You don’t understand it, until you have coded it.

It’s a mantra that my mentors instilled in me in graduate school, and one that I propagate on my students today. I believe it in deeply. If you want to understand a statistical model, it is insufficient to interact with the model only through pen and paper. No matter how well you organize the subscripts or how masterfully you interweave elements of the Greek and Roman alphabets, you won’t really “get it.” To deeply understand a statistical model, you need to be able to simulate data from the model, and then take that simulated data to an estimation routine that enables you to recover the parameters of interest.

This is something you learn to do in graduate school. But, unless you have one of the most caring and pedagogical advisers, no one teaches it to you! Instead, it’s a skill that students develop independently and inefficiently between classes and assignment due dates or, in my case, after I was knee-deep in my dissertation research. There is a tremendous imbalance between how immensely important this skill is and the time and instruction dedicated to it.¹ That imbalance is the motivation for this book.

I address this gap in the specific domain of Discrete Choice Modeling. I do so alongside both Kenneth Train’s masterful text Discrete Choice Methods with Simulation (Second Edition, 2009) freely available online at https://eml.berkeley.edu/books/choice2.html and the underappreciated tome Applied Choice Analysis by David Hensher, John Rose, and William Greene (Second Edition, 2015). These books are properly cited as Train (2009) and Hensher, Rose, and Greene (2015) but will hereafter be referred to as DCMS and ACA. I will reference them throughout.

Train and I align in our thinking:

“…the true value of [] choice modeling is the ability to create tailor-made models. The computation and programming steps that are needed to implement a new model are usually not difficult. An important goal [] is to teach these skills as an integral part of the exposition of the models themselves.”²

However, what is “usually not difficult” for an experienced researcher can be immensely difficult for a typical graduate student. The aim of this book is to ease that difficulty. I demonstrate R code alongside the math. You will see the mathematical derivations and pseudo-code from DCMS and ACA transformed into working R code. No mysteries will remain. To borrow a quote from Quintilian, Cobbett, Cooke, and many others: my goal is to take you through the process of programming the simulation and estimation of common discrete choice models not so that you can understand, but so that you cannot possibly misunderstand.

How to read this book

The active reader will benefit most from securing copies of DCMS and ACA alongside this book.

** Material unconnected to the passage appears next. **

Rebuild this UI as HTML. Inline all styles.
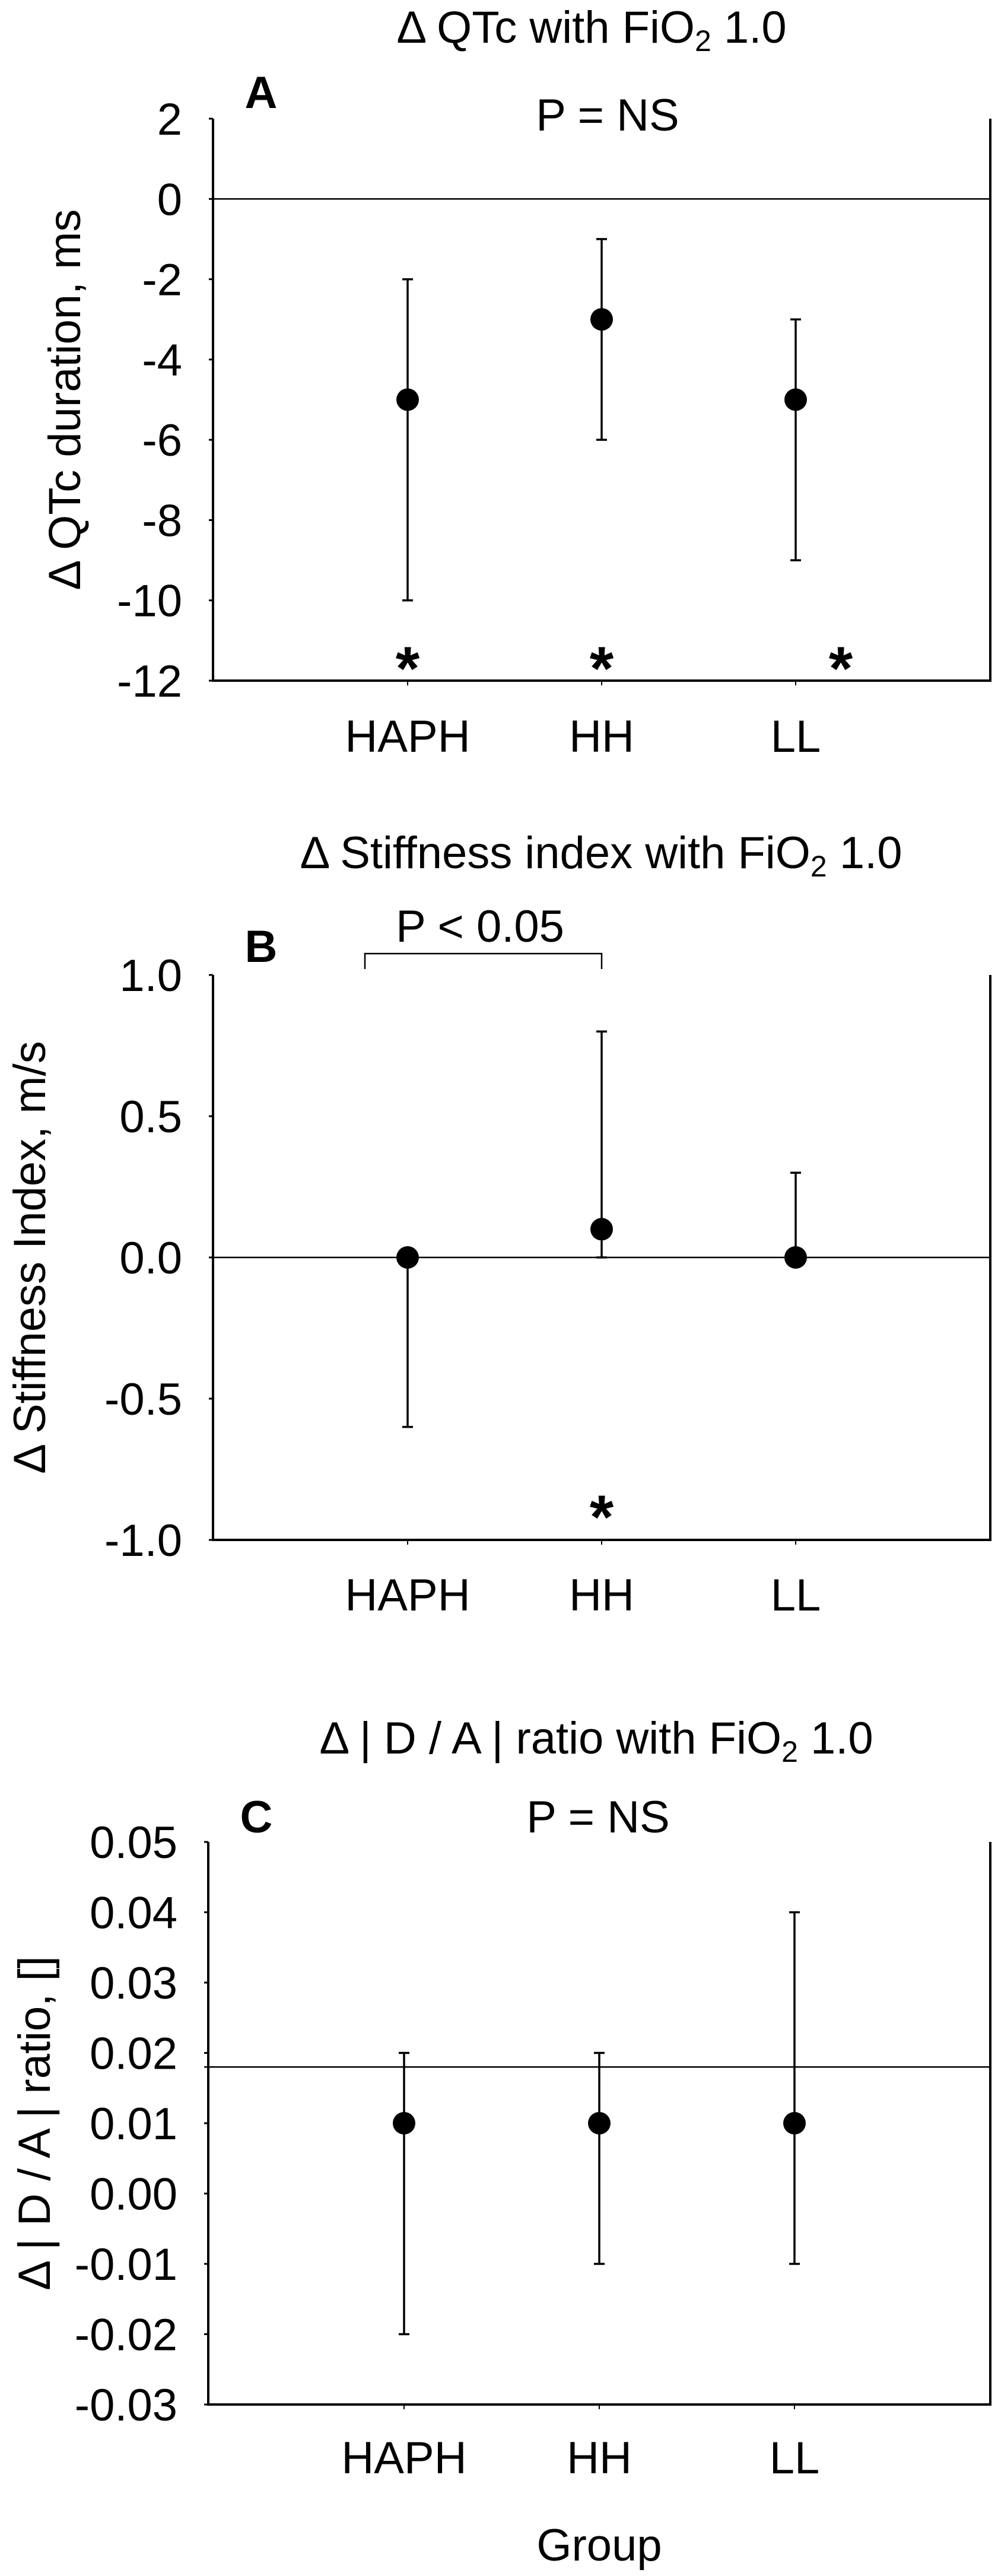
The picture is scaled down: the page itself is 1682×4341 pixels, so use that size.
<!DOCTYPE html>
<html><head><meta charset="utf-8"><style>
html,body{margin:0;padding:0;background:#fff;}
svg{display:block;font-family:"Liberation Sans",Arial,sans-serif;}
</style></head><body>
<svg id="fig" width="1682" height="4341" viewBox="0 0 1682 4341" xmlns="http://www.w3.org/2000/svg">
<rect width="1682" height="4341" fill="#fff"/>
<g id="layer"></g>
</svg>
<script>
// Shared categories
const categories = ["HAPH", "HH", "LL"];

// Panel A: Δ QTc
const aMeans = [-5, -3, -5];
const aLow = [-10, -6, -9];
const aHigh = [-2, -1, -3];
const aTicks = [2, 0, -2, -4, -6, -8, -10, -12];
const aTickLabels = ["2", "0", "-2", "-4", "-6", "-8", "-10", "-12"];
const aStars = [0, 1, 2];

// Panel B: Δ Stiffness index
const bMeans = [0, 0.1, 0];
const bLow = [-0.6, 0, 0];
const bHigh = [0, 0.8, 0.3];
const bTicks = [1.0, 0.5, 0.0, -0.5, -1.0];
const bTickLabels = ["1.0", "0.5", "0.0", "-0.5", "-1.0"];
const bStars = [1];

// Panel C: Δ |D/A| ratio
const cMeans = [0.01, 0.01, 0.01];
const cLow = [-0.02, -0.01, -0.01];
const cHigh = [0.02, 0.02, 0.04];
const cTicks = [0.05, 0.04, 0.03, 0.02, 0.01, 0.00, -0.01, -0.02, -0.03];
const cTickLabels = ["0.05", "0.04", "0.03", "0.02", "0.01", "0.00", "-0.01", "-0.02", "-0.03"];
const cRefLine = 0.018;

const NS = "http://www.w3.org/2000/svg";
const layer = document.getElementById("layer");
function mk(tag, attrs, parent) {
  const e = document.createElementNS(NS, tag);
  for (const k in attrs) e.setAttribute(k, attrs[k]);
  (parent || layer).appendChild(e);
  return e;
}
function txt(s, x, y, size, anchor, parent, weight) {
  const t = mk("text", {x: x, y: y, "font-size": size, "text-anchor": anchor || "middle", fill: "#000"}, parent);
  if (weight) t.setAttribute("font-weight", weight);
  t.textContent = s;
  return t;
}

function panel(cfg) {
  const g = mk("g", {});
  
  
  const yScale = v => cfg.top + (cfg.maxV - v) / (cfg.maxV - cfg.minV) * (cfg.bottom - cfg.top);
  const xScale = i => cfg.x0 + i * cfg.dx;

  const title = mk("text", {x: cfg.titleX, y: cfg.titleY, "font-size": 76, "text-anchor": "middle", fill: "#000"}, g);
  
  
  title.appendChild(document.createTextNode(cfg.title));
  const sub = document.createElementNS(NS, "tspan");
  sub.setAttribute("font-size", 50); sub.setAttribute("dy", 14); sub.textContent = "2";
  title.appendChild(sub);
  const rest = document.createElementNS(NS, "tspan");
  rest.setAttribute("dy", -14); rest.textContent = " 1.0";
  title.appendChild(rest);

  const L = txt(cfg.letter, cfg.left + 81, cfg.letterY, 76, "middle", g, "bold");
  
  

  const ax = mk("path", {d: `M${cfg.left},${cfg.top} V${cfg.bottom} H${cfg.right} V${cfg.top}`, fill: "none", stroke: "#000", "stroke-width": 4}, g);
  
  

  cfg.ticks.forEach((v, i) => {
    const y = yScale(v);
    mk("line", {x1: cfg.left - 7, x2: cfg.left, y1: y, y2: y, stroke: "#000", "stroke-width": 3}, g);
    const t = txt(cfg.tickLabels[i], cfg.left - 52, y + 27, 76, "end", g);
    
    
  });

  const yl = mk("text", {x: 0, y: 0, "font-size": 76, "text-anchor": "middle", fill: "#000",
    transform: `translate(${cfg.ylabX},${(cfg.top + cfg.bottom) / 2}) rotate(-90)`}, g);
  yl.textContent = cfg.ylabel;
  
  

  const ry = yScale(cfg.ref);
  const rl = mk("line", {x1: cfg.left - 7, x2: cfg.right, y1: ry, y2: ry, stroke: "#000", "stroke-width": 2.5}, g);
  
  

  categories.forEach((c, i) => {
    const x = xScale(i);
    mk("line", {x1: x, x2: x, y1: cfg.bottom, y2: cfg.bottom + 8, stroke: "#000", "stroke-width": 2}, g);
    const xl = txt(c, x, cfg.xlabY, 76, "middle", g);
    
    

    const yl1 = yScale(cfg.low[i]), yh = yScale(cfg.high[i]);
    const eb = mk("path", {d: `M${x},${yl1} V${yh} M${x - 9},${yl1} H${x + 9} M${x - 9},${yh} H${x + 9}`, stroke: "#000", "stroke-width": 3.5, fill: "none"}, g);
    
    
    const dot = mk("circle", {cx: x, cy: yScale(cfg.means[i]), r: 19, fill: "#000"}, g);
    
    
  });

  (cfg.stars || []).forEach(i => {
    const sx = cfg.starX ? cfg.starX[i] : xScale(i);
    const s = txt("*", sx, cfg.starY, 104, "middle", g, "bold");
    
    
  });
  return {g, xScale, yScale};
}

const pA = panel({name: "panel-a-qtc", title: "\u0394 QTc with FiO", titleX: 997, titleY: 72, letter: "A", letterY: 182,
  left: 359, right: 1669, top: 200, bottom: 1147, maxV: 2, minV: -12, x0: 687, dx: 327,
  ticks: aTicks, tickLabels: aTickLabels, ylabel: "\u0394 QTc duration, ms", ylabX: 135,
  ref: 0, means: aMeans, low: aLow, high: aHigh, xlabY: 1267, stars: aStars, starY: 1162,
  starX: [687, 1014, 1417]});
const pa = txt("P = NS", 1024, 220, 76, "middle", pA.g);



const pB = panel({name: "panel-b-stiffness", title: "\u0394 Stiffness index with FiO", titleX: 1013, titleY: 1463, letter: "B", letterY: 1621,
  left: 359, right: 1669, top: 1643, bottom: 2595, maxV: 1.0, minV: -1.0, x0: 687, dx: 327,
  ticks: bTicks, tickLabels: bTickLabels, ylabel: "\u0394 Stiffness Index, m/s", ylabX: 76,
  ref: 0, means: bMeans, low: bLow, high: bHigh, xlabY: 2714, stars: bStars, starY: 2592});
const br = mk("path", {d: "M615,1633 V1607 H1014 V1633", fill: "none", stroke: "#000", "stroke-width": 2.5}, pB.g);


const pb = txt("P < 0.05", 809, 1587, 76, "middle", pB.g);



const pC = panel({name: "panel-c-da-ratio", title: "\u0394 | D / A | ratio with FiO", titleX: 1005, titleY: 2955, letter: "C", letterY: 3088,
  left: 351, right: 1669, top: 3104, bottom: 4052, maxV: 0.05, minV: -0.03, x0: 681, dx: 329,
  ticks: cTicks, tickLabels: cTickLabels, ylabel: "\u0394 | D / A | ratio, []", ylabX: 84,
  ref: cRefLine, means: cMeans, low: cLow, high: cHigh, xlabY: 4168, stars: []});
const pc = txt("P = NS", 1008, 3088, 76, "middle", pC.g);


const gx = txt("Group", 1010, 4315, 76, "middle", pC.g);


</script>
</body></html>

While I introduce each model before diving into the associated programming, DCMS and ACA provide substantially more context regarding their development and use in economics and psychology. They also offer more thorough descriptions and derivations of the properties of the models. My recommendation is that you should read — or most likely, re-read — the referenced chapters from DCMS and ACA as we begin to explore each specific model, and then read and work through the corresponding chapter here, alternating between the texts. Do not simply read this book from start to finish without frequently returning to DCMS and/or ACA. Doing so only deprives you of the intended experience and likely dramatically reduces the amount you will learn from the process.

In addition, I strongly encourage you write or copy the code as you work though this book. I would mandate this if I could, but I’m not sitting there next to you and so I must settle for simply sharing my encouragement. Write the code. Play with the code. Break the code. Make it your own. That behavior is where deep understanding comes from, not from highlighting the occasional sentence or equation you find important.

Intended Audience

This book is intended for a narrow audience, predominantly current or former graduate students with an interest in discrete choice modelling who will find value from seeing and interacting with the programmatic implementation of the multinomial logit and its extended family of related models. In other words, someone who read DCMS and thought how would I code that? Or someone who used nlogit while working through the second half of ACA and wants to “see under the hood” of its estimation routines.

We will simulate data from the statistical models and then estimate the parameters of those models from the simulated data. Doing so will require us to generate random draws from distributions, approximate integrals with monte carlo simulation, maximize likelihood functions with optimization routines, and (when taking a Bayesian approach) explore posterior distributions with Markov Chain Monte Carlo methods.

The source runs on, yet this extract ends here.